■ **What you will do**: Take every line from the first down to the line with "0.08, 0.04, 0.04]" and set it down exactly, without the pictures.

■ **Data excerpt**:
########################################
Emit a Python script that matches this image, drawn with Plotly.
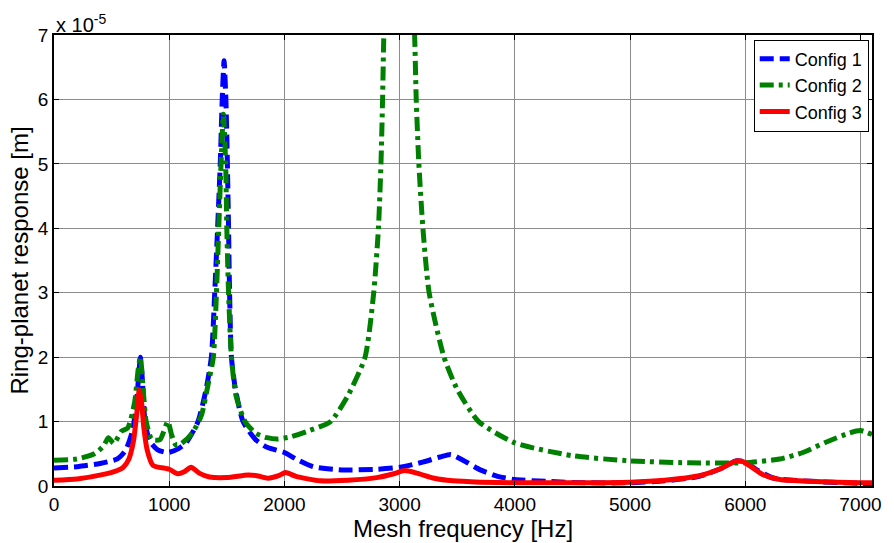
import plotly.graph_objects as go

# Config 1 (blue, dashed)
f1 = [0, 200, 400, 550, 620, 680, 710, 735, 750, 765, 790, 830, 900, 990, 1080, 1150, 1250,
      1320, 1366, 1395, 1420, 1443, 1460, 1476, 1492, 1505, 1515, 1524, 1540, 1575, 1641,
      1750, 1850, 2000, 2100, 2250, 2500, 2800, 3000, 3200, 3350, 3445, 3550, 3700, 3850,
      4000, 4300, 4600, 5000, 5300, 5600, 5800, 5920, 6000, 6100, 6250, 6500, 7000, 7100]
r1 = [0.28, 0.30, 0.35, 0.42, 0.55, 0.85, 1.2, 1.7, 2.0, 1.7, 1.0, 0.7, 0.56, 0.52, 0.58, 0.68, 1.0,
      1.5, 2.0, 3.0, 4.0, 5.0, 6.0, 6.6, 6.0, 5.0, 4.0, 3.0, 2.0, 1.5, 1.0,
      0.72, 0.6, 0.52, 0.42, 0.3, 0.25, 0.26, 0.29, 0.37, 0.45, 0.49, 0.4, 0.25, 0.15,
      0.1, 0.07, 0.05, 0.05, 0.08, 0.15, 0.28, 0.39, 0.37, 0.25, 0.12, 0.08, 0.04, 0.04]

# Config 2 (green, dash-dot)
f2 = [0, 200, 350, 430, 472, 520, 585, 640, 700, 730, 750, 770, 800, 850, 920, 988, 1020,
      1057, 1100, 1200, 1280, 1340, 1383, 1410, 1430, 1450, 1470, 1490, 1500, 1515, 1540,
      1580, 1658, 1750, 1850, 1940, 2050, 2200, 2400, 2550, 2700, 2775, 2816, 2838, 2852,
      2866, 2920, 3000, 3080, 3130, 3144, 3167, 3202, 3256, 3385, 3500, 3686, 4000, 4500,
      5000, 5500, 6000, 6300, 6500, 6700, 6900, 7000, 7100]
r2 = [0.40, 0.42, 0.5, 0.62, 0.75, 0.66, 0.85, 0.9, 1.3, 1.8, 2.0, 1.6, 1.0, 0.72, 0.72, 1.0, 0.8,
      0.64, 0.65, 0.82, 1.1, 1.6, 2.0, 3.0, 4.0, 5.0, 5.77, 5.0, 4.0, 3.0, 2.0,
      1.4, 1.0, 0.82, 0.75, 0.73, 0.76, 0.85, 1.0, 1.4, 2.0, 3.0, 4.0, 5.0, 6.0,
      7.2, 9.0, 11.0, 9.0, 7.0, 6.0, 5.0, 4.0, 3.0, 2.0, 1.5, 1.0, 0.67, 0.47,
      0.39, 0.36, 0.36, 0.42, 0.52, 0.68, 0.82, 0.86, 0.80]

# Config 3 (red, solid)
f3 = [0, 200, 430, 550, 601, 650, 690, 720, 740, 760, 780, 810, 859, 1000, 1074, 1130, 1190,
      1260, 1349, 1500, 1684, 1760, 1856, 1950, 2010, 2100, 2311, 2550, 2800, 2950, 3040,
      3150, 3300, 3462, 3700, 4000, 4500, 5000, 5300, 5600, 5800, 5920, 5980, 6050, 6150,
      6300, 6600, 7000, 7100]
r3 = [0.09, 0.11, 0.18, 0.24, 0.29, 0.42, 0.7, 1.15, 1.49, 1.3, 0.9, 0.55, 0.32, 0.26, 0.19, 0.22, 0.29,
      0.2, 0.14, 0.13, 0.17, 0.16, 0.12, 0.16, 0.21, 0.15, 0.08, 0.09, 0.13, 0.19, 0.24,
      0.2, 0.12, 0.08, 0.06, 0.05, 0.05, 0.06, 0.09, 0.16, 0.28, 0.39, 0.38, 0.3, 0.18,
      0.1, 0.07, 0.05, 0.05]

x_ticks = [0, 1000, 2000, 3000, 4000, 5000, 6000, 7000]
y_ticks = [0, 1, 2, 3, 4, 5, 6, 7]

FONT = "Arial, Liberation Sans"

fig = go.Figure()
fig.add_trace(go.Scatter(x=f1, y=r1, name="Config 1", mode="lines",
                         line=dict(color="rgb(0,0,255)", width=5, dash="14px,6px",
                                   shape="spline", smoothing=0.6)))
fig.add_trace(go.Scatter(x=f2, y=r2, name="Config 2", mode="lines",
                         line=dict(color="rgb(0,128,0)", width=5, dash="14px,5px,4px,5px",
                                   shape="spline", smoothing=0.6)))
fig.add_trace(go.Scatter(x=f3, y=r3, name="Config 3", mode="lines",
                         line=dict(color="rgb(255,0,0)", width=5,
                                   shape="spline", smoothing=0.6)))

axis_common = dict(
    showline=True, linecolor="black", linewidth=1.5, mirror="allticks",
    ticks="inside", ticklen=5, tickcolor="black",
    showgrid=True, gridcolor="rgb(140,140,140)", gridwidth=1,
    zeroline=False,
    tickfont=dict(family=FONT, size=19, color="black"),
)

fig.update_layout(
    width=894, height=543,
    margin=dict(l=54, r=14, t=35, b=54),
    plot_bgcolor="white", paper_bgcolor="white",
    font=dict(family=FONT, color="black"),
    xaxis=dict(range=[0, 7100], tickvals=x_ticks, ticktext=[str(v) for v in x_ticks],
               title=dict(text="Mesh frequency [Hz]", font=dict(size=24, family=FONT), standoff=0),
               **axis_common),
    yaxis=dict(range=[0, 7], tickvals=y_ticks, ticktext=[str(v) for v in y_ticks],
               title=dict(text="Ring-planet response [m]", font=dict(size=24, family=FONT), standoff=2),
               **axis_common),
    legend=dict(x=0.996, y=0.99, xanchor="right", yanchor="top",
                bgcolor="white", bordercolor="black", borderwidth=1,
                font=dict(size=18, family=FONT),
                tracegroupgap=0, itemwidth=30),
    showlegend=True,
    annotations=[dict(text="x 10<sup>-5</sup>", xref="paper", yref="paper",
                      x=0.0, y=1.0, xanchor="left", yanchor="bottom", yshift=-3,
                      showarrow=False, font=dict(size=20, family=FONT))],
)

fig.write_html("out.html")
########################################
■ **Worked answer**:
Emit a Python script that matches this image, drawn with Plotly.
import plotly.graph_objects as go

# Config 1 (blue, dashed)
f1 = [0, 200, 400, 550, 620, 680, 710, 735, 750, 765, 790, 830, 900, 990, 1080, 1150, 1250,
      1320, 1366, 1395, 1420, 1443, 1460, 1476, 1492, 1505, 1515, 1524, 1540, 1575, 1641,
      1750, 1850, 2000, 2100, 2250, 2500, 2800, 3000, 3200, 3350, 3445, 3550, 3700, 3850,
      4000, 4300, 4600, 5000, 5300, 5600, 5800, 5920, 6000, 6100, 6250, 6500, 7000, 7100]
r1 = [0.28, 0.30, 0.35, 0.42, 0.55, 0.85, 1.2, 1.7, 2.0, 1.7, 1.0, 0.7, 0.56, 0.52, 0.58, 0.68, 1.0,
      1.5, 2.0, 3.0, 4.0, 5.0, 6.0, 6.6, 6.0, 5.0, 4.0, 3.0, 2.0, 1.5, 1.0,
      0.72, 0.6, 0.52, 0.42, 0.3, 0.25, 0.26, 0.29, 0.37, 0.45, 0.49, 0.4, 0.25, 0.15,
      0.1, 0.07, 0.05, 0.05, 0.08, 0.15, 0.28, 0.39, 0.37, 0.25, 0.12, 0.08, 0.04, 0.04]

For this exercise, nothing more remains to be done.